Exercise details — Return all of the data exactly as written, without the pictures.

Raw data —
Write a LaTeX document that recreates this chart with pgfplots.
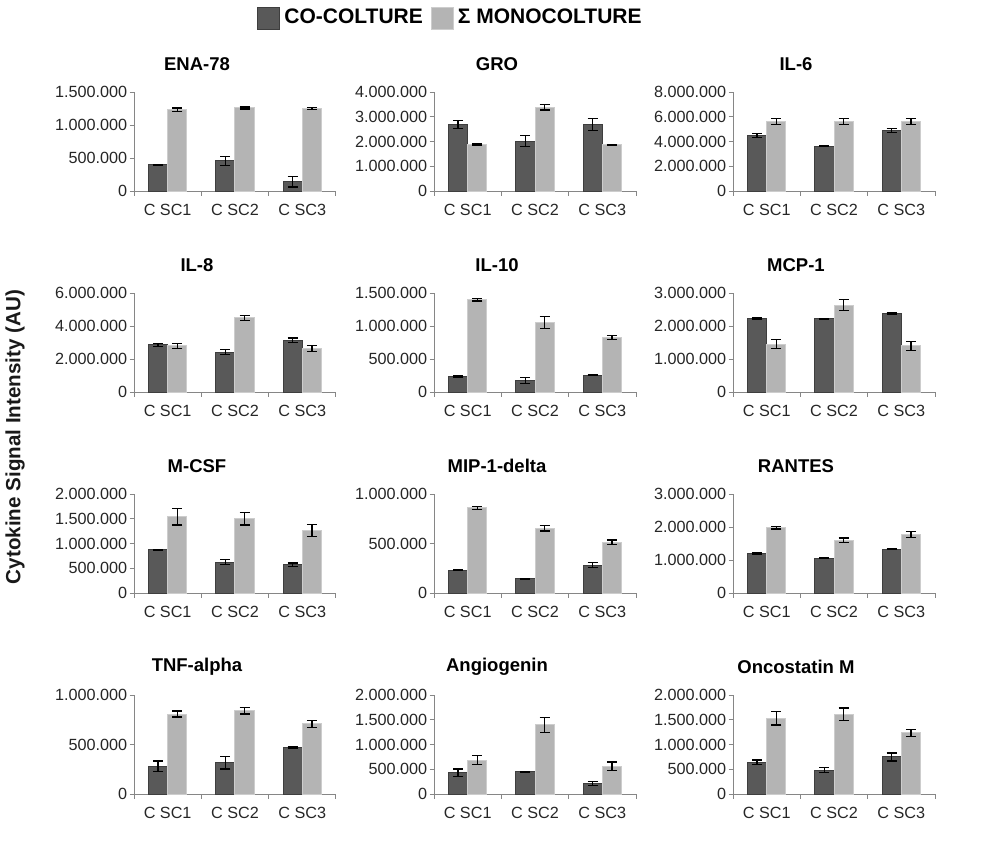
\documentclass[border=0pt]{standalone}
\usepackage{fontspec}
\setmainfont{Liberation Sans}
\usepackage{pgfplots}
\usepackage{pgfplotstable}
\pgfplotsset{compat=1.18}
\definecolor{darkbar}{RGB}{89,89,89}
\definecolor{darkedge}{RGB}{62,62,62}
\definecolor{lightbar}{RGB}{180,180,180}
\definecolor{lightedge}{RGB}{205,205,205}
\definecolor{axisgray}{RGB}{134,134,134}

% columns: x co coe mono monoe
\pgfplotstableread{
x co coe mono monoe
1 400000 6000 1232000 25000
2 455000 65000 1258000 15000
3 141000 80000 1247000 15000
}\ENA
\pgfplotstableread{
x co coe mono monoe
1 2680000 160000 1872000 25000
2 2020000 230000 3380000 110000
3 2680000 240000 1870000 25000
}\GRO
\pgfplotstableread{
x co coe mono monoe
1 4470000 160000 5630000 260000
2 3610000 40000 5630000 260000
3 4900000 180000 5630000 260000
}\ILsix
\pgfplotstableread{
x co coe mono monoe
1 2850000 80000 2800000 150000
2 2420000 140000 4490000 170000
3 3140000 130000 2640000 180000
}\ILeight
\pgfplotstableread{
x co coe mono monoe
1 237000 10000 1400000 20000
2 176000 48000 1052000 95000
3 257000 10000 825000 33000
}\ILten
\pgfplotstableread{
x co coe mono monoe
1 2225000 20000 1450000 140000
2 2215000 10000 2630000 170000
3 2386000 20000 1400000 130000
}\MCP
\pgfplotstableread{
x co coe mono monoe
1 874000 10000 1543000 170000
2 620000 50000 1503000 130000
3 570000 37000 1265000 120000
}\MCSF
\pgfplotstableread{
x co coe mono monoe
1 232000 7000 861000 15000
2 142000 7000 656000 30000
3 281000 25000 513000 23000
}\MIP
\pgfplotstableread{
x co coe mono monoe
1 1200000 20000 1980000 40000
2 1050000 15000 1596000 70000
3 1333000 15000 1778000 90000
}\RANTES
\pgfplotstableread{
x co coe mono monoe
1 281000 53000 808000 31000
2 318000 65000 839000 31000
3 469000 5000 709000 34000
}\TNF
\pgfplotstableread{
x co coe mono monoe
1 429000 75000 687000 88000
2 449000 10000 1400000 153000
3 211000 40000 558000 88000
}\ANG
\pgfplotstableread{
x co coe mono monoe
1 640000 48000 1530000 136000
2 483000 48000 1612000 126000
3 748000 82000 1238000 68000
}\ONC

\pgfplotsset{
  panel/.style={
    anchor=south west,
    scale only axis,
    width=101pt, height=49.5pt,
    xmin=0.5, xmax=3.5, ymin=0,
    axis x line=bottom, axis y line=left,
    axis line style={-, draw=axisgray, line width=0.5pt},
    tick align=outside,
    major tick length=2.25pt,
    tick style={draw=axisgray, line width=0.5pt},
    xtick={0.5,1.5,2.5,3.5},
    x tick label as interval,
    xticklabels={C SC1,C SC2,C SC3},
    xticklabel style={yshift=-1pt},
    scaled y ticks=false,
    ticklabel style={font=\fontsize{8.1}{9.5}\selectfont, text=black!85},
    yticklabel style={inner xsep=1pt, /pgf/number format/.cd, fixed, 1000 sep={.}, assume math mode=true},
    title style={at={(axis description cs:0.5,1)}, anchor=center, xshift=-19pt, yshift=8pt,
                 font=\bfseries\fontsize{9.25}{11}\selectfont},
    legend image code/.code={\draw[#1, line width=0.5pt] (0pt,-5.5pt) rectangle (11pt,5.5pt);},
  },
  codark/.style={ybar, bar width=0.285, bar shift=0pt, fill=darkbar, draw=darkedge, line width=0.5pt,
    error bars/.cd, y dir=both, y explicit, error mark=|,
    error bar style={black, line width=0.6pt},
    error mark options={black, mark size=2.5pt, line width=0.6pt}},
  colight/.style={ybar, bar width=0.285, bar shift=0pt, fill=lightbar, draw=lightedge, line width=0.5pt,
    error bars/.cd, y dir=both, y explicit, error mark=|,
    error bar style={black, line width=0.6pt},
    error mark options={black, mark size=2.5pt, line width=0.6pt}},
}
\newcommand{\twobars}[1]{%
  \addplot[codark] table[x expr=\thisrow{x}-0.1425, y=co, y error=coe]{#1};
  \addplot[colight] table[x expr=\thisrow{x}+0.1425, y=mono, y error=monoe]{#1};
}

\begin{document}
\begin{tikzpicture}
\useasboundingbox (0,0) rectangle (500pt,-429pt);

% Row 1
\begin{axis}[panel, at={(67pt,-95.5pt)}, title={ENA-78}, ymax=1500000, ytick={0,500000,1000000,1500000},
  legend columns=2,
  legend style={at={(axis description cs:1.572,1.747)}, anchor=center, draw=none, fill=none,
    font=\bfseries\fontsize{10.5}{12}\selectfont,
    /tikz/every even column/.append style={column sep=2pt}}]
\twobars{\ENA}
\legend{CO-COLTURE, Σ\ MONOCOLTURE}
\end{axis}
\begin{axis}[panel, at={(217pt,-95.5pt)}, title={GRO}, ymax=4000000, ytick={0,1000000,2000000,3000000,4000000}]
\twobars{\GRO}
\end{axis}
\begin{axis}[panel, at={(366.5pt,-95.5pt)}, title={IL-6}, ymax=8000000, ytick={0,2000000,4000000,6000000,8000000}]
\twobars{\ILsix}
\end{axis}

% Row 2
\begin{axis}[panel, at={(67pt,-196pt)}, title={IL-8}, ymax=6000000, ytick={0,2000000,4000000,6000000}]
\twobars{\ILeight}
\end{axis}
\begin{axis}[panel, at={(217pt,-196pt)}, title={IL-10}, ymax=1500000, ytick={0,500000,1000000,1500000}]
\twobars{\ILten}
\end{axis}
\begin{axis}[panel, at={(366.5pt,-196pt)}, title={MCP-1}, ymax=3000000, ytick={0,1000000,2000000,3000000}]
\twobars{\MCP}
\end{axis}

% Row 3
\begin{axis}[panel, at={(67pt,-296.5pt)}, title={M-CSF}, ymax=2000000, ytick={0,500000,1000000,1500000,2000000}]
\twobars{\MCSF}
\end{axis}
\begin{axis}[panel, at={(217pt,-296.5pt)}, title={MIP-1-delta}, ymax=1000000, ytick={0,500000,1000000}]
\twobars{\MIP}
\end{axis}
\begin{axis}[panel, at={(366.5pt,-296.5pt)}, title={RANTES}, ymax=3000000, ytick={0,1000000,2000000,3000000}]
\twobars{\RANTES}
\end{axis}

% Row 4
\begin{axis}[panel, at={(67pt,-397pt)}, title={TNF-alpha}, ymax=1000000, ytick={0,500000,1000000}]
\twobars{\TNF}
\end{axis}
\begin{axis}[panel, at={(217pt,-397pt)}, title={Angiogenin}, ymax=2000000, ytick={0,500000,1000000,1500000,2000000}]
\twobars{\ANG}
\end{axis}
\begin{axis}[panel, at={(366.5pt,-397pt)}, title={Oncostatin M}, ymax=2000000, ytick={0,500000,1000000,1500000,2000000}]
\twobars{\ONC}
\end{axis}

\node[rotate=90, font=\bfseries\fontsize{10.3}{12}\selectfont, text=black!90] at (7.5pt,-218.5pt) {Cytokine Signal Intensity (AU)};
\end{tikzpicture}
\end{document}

The response —
Write a LaTeX document that recreates this chart with pgfplots.
\documentclass[border=0pt]{standalone}
\usepackage{fontspec}
\setmainfont{Liberation Sans}
\usepackage{pgfplots}
\usepackage{pgfplotstable}
\pgfplotsset{compat=1.18}
\definecolor{darkbar}{RGB}{89,89,89}
\definecolor{darkedge}{RGB}{62,62,62}
\definecolor{lightbar}{RGB}{180,180,180}
\definecolor{lightedge}{RGB}{205,205,205}
\definecolor{axisgray}{RGB}{134,134,134}

% columns: x co coe mono monoe
\pgfplotstableread{
x co coe mono monoe
1 400000 6000 1232000 25000
2 455000 65000 1258000 15000
3 141000 80000 1247000 15000
}\ENA
\pgfplotstableread{
x co coe mono monoe
1 2680000 160000 1872000 25000
2 2020000 230000 3380000 110000
3 2680000 240000 1870000 25000
}\GRO
\pgfplotstableread{
x co coe mono monoe
1 4470000 160000 5630000 260000
2 3610000 40000 5630000 260000
3 4900000 180000 5630000 260000
}\ILsix
\pgfplotstableread{
x co coe mono monoe
1 2850000 80000 2800000 150000
2 2420000 140000 4490000 170000
3 3140000 130000 2640000 180000
}\ILeight
\pgfplotstableread{
x co coe mono monoe
1 237000 10000 1400000 20000
2 176000 48000 1052000 95000
3 257000 10000 825000 33000
}\ILten
\pgfplotstableread{
x co coe mono monoe
1 2225000 20000 1450000 140000
2 2215000 10000 2630000 170000
3 2386000 20000 1400000 130000
}\MCP
\pgfplotstableread{
x co coe mono monoe
1 874000 10000 1543000 170000
2 620000 50000 1503000 130000
3 570000 37000 1265000 120000
}\MCSF
\pgfplotstableread{
x co coe mono monoe
1 232000 7000 861000 15000
2 142000 7000 656000 30000
3 281000 25000 513000 23000
}\MIP
\pgfplotstableread{
x co coe mono monoe
1 1200000 20000 1980000 40000
2 1050000 15000 1596000 70000
3 1333000 15000 1778000 90000
}\RANTES
\pgfplotstableread{
x co coe mono monoe
1 281000 53000 808000 31000
2 318000 65000 839000 31000
3 469000 5000 709000 34000
}\TNF
\pgfplotstableread{
x co coe mono monoe
1 429000 75000 687000 88000
2 449000 10000 1400000 153000
3 211000 40000 558000 88000
}\ANG
\pgfplotstableread{
x co coe mono monoe
1 640000 48000 1530000 136000
2 483000 48000 1612000 126000
3 748000 82000 1238000 68000
}\ONC

\pgfplotsset{
  panel/.style={
    anchor=south west,
    scale only axis,
    width=101pt, height=49.5pt,
    xmin=0.5, xmax=3.5, ymin=0,
    axis x line=bottom, axis y line=left,
    axis line style={-, draw=axisgray, line width=0.5pt},
    tick align=outside,
    major tick length=2.25pt,
    tick style={draw=axisgray, line width=0.5pt},
    xtick={0.5,1.5,2.5,3.5},
    x tick label as interval,
    xticklabels={C SC1,C SC2,C SC3},
    xticklabel style={yshift=-1pt},
    scaled y ticks=false,
    ticklabel style={font=\fontsize{8.1}{9.5}\selectfont, text=black!85},
    yticklabel style={inner xsep=1pt, /pgf/number format/.cd, fixed, 1000 sep={.}, assume math mode=true},
    title style={at={(axis description cs:0.5,1)}, anchor=center, xshift=-19pt, yshift=8pt,
                 font=\bfseries\fontsize{9.25}{11}\selectfont},
    legend image code/.code={\draw[#1, line width=0.5pt] (0pt,-5.5pt) rectangle (11pt,5.5pt);},
  },
  codark/.style={ybar, bar width=0.285, bar shift=0pt, fill=darkbar, draw=darkedge, line width=0.5pt,
    error bars/.cd, y dir=both, y explicit, error mark=|,
    error bar style={black, line width=0.6pt},
    error mark options={black, mark size=2.5pt, line width=0.6pt}},
  colight/.style={ybar, bar width=0.285, bar shift=0pt, fill=lightbar, draw=lightedge, line width=0.5pt,
    error bars/.cd, y dir=both, y explicit, error mark=|,
    error bar style={black, line width=0.6pt},
    error mark options={black, mark size=2.5pt, line width=0.6pt}},
}
\newcommand{\twobars}[1]{%
  \addplot[codark] table[x expr=\thisrow{x}-0.1425, y=co, y error=coe]{#1};
  \addplot[colight] table[x expr=\thisrow{x}+0.1425, y=mono, y error=monoe]{#1};
}

\begin{document}
\begin{tikzpicture}
\useasboundingbox (0,0) rectangle (500pt,-429pt);

% Row 1
\begin{axis}[panel, at={(67pt,-95.5pt)}, title={ENA-78}, ymax=1500000, ytick={0,500000,1000000,1500000},
  legend columns=2,
  legend style={at={(axis description cs:1.572,1.747)}, anchor=center, draw=none, fill=none,
    font=\bfseries\fontsize{10.5}{12}\selectfont,
    /tikz/every even column/.append style={column sep=2pt}}]
\twobars{\ENA}
\legend{CO-COLTURE, Σ\ MONOCOLTURE}
\end{axis}
\begin{axis}[panel, at={(217pt,-95.5pt)}, title={GRO}, ymax=4000000, ytick={0,1000000,2000000,3000000,4000000}]
\twobars{\GRO}
\end{axis}
\begin{axis}[panel, at={(366.5pt,-95.5pt)}, title={IL-6}, ymax=8000000, ytick={0,2000000,4000000,6000000,8000000}]
\twobars{\ILsix}
\end{axis}

% Row 2
\begin{axis}[panel, at={(67pt,-196pt)}, title={IL-8}, ymax=6000000, ytick={0,2000000,4000000,6000000}]
\twobars{\ILeight}
\end{axis}
\begin{axis}[panel, at={(217pt,-196pt)}, title={IL-10}, ymax=1500000, ytick={0,500000,1000000,1500000}]
\twobars{\ILten}
\end{axis}
\begin{axis}[panel, at={(366.5pt,-196pt)}, title={MCP-1}, ymax=3000000, ytick={0,1000000,2000000,3000000}]
\twobars{\MCP}
\end{axis}

% Row 3
\begin{axis}[panel, at={(67pt,-296.5pt)}, title={M-CSF}, ymax=2000000, ytick={0,500000,1000000,1500000,2000000}]
\twobars{\MCSF}
\end{axis}
\begin{axis}[panel, at={(217pt,-296.5pt)}, title={MIP-1-delta}, ymax=1000000, ytick={0,500000,1000000}]
\twobars{\MIP}
\end{axis}
\begin{axis}[panel, at={(366.5pt,-296.5pt)}, title={RANTES}, ymax=3000000, ytick={0,1000000,2000000,3000000}]
\twobars{\RANTES}
\end{axis}

% Row 4
\begin{axis}[panel, at={(67pt,-397pt)}, title={TNF-alpha}, ymax=1000000, ytick={0,500000,1000000}]
\twobars{\TNF}
\end{axis}
\begin{axis}[panel, at={(217pt,-397pt)}, title={Angiogenin}, ymax=2000000, ytick={0,500000,1000000,1500000,2000000}]
\twobars{\ANG}
\end{axis}
\begin{axis}[panel, at={(366.5pt,-397pt)}, title={Oncostatin M}, ymax=2000000, ytick={0,500000,1000000,1500000,2000000}]
\twobars{\ONC}
\end{axis}

\node[rotate=90, font=\bfseries\fontsize{10.3}{12}\selectfont, text=black!90] at (7.5pt,-218.5pt) {Cytokine Signal Intensity (AU)};
\end{tikzpicture}
\end{document}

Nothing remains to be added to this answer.